Real learning can take place in an environment that supports risk taking, Hofmann said, where students learn it is permissible to make mistakes.
“During our adventure weekend last year, some of the students made pottery,” he said. “I would have to say it was probably the worst batch of pottery ever produced on a college campus, but they had fun and learned making a bad piece of pottery was not the end of the world.”
Risks of another sort were going on at the UMPI ropes course, where Stephanie Speicher, director of the outdoor adventure program, had students tangled, swinging and scaling walls in various team activities.
“This is a great way to allow the students to meet and build the relationships that allow friendships to develop,” Speicher said. “They are taking healthy risks in a controlled environment.”
In one activity, Speicher had nine students stand on a small wooden platform and directed them to swing on a rope, one by one, over to a smaller platform, feet never touching the ground.
All the students had to end up on the smaller platform and remain long enough to sing the verse of one song.
Skeptical at first, the students eventually worked together to get everyone across, even when it meant having to place two of them on the shoulders of fellow students to make room on the platform.

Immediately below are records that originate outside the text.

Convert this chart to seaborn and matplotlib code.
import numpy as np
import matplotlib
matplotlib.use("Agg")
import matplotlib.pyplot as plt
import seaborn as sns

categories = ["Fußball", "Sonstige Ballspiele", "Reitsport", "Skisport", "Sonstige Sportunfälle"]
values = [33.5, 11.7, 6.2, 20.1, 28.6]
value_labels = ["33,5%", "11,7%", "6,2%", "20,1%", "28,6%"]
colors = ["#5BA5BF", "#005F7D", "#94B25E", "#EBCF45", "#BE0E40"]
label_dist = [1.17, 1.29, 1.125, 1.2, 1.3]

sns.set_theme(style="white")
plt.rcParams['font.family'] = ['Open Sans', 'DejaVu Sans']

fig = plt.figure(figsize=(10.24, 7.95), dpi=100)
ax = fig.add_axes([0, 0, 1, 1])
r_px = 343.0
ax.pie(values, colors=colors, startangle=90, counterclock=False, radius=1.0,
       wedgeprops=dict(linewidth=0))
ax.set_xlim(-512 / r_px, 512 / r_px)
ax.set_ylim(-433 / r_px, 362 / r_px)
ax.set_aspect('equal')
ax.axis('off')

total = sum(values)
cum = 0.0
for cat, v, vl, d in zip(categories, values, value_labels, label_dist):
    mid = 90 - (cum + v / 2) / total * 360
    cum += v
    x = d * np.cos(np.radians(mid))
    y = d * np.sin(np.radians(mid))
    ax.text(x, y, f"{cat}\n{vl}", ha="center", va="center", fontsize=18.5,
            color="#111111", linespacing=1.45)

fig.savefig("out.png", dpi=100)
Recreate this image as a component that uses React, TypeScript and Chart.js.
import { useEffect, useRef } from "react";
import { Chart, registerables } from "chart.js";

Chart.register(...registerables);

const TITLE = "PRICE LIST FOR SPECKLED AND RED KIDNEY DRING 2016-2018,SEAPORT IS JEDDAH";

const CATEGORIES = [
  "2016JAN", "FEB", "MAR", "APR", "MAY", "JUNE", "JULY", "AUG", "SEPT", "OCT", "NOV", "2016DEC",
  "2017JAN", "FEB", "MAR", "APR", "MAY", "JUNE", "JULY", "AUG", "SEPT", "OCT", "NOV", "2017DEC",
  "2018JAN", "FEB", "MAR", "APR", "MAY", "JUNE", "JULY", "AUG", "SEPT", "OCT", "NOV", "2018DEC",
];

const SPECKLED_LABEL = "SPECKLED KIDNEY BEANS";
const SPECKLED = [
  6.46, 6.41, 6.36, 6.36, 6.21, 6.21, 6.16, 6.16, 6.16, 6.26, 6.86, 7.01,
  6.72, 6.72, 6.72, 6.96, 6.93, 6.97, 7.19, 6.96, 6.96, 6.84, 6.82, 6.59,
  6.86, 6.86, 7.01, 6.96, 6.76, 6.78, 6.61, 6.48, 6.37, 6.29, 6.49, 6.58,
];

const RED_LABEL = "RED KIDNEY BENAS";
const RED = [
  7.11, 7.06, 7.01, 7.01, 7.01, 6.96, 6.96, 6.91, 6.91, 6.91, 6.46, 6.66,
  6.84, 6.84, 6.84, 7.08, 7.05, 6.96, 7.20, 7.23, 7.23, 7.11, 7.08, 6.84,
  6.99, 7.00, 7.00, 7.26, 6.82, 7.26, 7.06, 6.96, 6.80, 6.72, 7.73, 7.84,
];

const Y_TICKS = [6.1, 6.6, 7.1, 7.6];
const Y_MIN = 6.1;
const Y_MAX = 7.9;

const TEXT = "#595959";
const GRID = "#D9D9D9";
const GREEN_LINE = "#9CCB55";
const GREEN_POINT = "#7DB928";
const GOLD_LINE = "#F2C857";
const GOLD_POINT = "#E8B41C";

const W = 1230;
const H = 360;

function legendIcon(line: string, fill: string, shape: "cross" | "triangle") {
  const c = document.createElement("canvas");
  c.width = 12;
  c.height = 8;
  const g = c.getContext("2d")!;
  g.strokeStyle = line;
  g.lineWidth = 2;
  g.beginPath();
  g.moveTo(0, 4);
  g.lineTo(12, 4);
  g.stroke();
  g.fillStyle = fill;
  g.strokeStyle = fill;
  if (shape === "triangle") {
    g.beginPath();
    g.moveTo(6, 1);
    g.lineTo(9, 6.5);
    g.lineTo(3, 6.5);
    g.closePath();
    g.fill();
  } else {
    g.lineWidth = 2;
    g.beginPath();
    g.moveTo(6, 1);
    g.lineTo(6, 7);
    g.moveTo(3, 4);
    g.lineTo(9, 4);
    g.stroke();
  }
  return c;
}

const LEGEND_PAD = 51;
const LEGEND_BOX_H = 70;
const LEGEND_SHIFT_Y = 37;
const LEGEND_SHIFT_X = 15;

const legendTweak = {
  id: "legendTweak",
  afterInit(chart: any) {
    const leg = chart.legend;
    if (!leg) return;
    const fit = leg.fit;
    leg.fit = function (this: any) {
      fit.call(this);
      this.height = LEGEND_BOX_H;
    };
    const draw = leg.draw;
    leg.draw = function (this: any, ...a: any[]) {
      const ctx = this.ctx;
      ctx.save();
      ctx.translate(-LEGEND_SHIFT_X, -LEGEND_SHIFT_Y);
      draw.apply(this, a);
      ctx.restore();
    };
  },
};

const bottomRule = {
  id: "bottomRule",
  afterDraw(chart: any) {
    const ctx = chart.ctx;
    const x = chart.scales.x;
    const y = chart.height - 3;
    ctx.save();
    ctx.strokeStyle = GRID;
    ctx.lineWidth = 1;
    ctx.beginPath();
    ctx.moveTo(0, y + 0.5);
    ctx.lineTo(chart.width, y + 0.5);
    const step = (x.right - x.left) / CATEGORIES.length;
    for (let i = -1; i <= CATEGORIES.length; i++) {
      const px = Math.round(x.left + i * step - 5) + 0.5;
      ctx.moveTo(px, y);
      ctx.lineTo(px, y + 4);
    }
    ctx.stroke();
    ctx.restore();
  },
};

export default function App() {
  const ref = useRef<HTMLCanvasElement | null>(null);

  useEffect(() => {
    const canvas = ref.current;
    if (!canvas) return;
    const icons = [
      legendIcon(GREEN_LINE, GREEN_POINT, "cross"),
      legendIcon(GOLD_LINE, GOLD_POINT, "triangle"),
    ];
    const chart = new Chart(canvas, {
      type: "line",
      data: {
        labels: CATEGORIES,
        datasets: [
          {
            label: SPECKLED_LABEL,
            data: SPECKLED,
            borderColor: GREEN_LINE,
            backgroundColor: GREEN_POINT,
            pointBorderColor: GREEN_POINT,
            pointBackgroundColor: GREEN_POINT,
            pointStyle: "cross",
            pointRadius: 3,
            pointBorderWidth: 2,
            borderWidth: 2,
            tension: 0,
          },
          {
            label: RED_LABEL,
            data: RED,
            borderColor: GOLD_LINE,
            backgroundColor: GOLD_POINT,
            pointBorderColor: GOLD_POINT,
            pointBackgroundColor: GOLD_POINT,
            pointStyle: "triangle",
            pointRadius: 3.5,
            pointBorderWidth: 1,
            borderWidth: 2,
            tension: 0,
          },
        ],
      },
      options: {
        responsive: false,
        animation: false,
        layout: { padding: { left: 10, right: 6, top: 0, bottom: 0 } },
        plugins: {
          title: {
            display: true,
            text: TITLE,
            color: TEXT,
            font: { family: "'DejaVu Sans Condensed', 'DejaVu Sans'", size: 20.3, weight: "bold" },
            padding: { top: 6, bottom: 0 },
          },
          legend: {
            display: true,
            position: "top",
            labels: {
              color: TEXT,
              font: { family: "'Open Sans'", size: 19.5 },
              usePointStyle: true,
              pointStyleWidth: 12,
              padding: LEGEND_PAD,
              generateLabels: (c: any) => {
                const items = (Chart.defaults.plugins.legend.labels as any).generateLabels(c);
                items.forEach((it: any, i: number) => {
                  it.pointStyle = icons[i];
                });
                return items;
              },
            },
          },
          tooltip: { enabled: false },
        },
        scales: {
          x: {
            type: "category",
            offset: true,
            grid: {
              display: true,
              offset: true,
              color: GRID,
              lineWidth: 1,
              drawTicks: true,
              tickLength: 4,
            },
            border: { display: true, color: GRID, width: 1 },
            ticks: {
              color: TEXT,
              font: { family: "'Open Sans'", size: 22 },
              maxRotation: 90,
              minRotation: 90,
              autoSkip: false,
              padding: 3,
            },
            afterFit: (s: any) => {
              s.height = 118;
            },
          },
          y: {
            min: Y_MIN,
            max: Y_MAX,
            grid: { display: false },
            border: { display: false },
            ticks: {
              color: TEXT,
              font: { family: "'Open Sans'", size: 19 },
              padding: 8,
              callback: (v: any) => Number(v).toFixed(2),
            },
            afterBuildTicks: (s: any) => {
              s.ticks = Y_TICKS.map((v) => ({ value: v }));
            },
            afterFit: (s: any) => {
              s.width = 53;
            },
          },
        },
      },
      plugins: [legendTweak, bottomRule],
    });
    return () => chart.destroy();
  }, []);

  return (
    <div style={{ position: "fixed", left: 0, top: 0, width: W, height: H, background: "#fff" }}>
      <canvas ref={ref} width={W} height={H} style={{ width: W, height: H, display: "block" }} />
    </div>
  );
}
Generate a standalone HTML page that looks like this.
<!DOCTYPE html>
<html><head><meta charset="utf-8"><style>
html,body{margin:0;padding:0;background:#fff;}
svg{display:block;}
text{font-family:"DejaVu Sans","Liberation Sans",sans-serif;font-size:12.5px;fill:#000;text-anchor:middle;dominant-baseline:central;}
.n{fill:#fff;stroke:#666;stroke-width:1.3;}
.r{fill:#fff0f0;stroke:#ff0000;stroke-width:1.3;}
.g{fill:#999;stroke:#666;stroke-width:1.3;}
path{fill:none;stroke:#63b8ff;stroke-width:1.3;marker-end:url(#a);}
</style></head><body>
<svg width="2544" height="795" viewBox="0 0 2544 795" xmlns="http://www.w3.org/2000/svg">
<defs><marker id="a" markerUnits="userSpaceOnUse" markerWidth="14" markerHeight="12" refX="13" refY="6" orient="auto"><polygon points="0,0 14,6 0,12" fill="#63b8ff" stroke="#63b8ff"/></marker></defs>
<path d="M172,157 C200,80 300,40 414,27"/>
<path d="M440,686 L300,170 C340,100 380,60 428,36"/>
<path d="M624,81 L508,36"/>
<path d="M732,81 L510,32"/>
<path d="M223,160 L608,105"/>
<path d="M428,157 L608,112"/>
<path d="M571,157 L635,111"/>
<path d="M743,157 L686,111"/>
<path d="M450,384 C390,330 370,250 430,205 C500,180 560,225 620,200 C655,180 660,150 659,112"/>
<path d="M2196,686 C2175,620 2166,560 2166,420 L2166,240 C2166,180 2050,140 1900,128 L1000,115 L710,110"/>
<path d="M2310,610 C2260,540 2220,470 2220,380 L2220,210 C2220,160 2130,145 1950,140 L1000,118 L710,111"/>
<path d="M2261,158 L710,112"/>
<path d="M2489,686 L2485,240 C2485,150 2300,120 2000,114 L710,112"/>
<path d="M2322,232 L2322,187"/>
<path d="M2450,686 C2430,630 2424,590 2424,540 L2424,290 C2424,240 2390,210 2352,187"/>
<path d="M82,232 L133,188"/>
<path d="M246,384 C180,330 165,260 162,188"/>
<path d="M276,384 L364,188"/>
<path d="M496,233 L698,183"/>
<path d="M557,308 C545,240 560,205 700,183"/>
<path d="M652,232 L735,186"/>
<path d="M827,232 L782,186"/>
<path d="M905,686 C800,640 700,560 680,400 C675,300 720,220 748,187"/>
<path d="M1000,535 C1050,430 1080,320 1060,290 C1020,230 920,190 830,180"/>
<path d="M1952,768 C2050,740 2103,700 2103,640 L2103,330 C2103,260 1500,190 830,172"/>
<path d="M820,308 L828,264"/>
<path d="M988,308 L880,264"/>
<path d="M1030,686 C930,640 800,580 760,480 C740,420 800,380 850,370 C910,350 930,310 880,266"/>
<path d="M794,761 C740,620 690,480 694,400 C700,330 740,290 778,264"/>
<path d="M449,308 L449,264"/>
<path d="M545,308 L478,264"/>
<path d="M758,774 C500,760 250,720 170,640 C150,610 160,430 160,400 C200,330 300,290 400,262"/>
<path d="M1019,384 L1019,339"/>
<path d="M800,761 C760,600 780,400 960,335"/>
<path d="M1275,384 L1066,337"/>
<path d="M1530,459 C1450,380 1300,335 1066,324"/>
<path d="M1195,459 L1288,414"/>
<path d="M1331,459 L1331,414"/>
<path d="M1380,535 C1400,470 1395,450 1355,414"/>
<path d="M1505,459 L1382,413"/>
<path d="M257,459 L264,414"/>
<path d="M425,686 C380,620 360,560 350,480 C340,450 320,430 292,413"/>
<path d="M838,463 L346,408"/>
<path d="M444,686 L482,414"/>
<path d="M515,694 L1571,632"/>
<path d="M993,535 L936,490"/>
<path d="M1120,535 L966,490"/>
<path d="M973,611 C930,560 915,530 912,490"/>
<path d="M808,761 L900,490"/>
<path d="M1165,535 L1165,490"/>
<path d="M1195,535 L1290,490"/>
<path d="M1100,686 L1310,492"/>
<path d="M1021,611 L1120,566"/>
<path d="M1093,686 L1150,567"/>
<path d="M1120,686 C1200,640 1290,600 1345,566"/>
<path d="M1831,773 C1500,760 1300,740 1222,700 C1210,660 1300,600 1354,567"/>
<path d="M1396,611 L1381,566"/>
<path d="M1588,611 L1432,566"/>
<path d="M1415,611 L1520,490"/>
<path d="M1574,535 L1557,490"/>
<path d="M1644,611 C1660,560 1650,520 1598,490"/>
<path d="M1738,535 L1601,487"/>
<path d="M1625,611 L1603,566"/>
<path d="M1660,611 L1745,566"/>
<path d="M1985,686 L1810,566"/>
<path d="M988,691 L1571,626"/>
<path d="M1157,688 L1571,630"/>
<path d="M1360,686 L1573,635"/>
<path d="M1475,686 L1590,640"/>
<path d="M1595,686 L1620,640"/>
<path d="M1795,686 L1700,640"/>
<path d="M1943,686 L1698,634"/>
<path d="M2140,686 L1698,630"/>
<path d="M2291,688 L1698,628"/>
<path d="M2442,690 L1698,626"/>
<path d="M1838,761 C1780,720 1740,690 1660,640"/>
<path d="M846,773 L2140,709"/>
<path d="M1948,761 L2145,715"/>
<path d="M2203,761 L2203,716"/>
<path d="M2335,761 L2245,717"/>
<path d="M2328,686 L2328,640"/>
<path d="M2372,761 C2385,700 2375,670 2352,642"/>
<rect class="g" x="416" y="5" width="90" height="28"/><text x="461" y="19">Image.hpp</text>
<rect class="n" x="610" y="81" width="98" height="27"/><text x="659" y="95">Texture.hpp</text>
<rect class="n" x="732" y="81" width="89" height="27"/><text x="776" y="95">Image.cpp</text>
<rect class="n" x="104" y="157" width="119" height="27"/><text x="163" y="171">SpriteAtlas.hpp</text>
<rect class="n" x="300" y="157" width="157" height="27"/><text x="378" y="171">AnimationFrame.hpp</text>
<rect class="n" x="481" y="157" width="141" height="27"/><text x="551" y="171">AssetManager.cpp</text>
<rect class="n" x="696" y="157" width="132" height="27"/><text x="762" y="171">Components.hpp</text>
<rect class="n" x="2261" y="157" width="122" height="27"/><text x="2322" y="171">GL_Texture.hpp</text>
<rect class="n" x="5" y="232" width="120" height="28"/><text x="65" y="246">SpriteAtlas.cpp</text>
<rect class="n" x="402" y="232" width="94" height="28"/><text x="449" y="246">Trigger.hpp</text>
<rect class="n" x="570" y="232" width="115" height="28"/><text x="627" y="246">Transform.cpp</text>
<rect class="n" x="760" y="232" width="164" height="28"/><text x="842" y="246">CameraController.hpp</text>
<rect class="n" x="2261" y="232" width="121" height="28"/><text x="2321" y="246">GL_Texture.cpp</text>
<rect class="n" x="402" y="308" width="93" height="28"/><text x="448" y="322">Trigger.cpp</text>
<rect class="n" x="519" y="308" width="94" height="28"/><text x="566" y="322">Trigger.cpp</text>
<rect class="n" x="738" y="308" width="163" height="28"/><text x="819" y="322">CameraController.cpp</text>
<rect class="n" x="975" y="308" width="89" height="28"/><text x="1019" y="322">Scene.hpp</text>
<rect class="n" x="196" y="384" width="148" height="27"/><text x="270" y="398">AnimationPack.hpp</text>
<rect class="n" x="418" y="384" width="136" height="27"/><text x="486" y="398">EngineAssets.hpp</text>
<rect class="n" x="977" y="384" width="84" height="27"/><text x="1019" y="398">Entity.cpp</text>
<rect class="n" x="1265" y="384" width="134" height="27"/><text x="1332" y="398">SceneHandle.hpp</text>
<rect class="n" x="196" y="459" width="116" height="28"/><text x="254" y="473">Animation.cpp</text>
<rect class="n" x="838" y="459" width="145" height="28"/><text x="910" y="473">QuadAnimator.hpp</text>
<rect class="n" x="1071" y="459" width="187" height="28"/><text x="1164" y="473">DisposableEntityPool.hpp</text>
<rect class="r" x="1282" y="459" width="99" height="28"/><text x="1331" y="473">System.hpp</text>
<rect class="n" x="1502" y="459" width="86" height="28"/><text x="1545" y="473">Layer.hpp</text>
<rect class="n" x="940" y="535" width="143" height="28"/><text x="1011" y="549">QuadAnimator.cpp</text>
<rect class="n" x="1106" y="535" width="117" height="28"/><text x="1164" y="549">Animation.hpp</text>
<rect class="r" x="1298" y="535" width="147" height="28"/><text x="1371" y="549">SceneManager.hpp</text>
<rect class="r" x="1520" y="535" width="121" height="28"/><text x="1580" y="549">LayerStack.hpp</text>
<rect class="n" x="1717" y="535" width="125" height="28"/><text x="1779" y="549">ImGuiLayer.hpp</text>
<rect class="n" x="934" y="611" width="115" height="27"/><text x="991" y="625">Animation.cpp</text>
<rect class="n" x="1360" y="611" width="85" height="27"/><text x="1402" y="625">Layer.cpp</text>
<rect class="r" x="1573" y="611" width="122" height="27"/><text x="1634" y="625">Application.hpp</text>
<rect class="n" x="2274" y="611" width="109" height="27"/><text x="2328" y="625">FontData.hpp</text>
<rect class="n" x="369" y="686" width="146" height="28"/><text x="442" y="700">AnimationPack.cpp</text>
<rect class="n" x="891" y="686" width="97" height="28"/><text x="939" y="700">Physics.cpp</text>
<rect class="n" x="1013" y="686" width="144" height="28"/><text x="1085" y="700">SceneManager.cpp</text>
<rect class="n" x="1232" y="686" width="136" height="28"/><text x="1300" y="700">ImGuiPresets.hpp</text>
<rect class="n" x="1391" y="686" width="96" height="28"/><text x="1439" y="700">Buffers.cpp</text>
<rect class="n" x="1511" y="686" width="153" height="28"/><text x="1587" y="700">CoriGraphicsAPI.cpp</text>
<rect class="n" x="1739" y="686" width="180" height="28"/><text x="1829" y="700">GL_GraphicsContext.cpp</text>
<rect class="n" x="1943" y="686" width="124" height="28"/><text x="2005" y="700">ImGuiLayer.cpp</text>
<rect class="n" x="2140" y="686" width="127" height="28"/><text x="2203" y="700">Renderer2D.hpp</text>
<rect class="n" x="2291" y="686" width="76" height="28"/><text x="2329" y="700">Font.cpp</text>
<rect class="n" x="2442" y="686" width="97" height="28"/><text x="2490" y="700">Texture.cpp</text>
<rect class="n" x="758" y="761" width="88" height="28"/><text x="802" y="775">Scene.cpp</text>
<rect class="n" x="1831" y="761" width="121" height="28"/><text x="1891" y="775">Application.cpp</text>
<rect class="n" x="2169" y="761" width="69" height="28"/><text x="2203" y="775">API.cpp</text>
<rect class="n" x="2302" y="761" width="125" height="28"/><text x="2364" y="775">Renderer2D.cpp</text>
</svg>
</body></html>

“You really get to know people doing this,” Scott Carmean, a first-year student from Livermore Falls, said. “Stephanie [Speicher] told us you can learn more about a person from how they play in 10 minutes than you can in a whole year of conversation.”
Cooper King of Hancock agreed.
“This was cool,” he said. “It was a great way to learn about teamwork.”
In all, UMPI welcomed 250 new students to campus this weekend and kept them busy with outdoor activities, regional tours, crime-solving games, campus gardening and working with the school paper.
“Adventure has to be more than the outdoors,” Hofmann said. “It must be in the classroom as well, and our students are excelling in and out of the classroom.”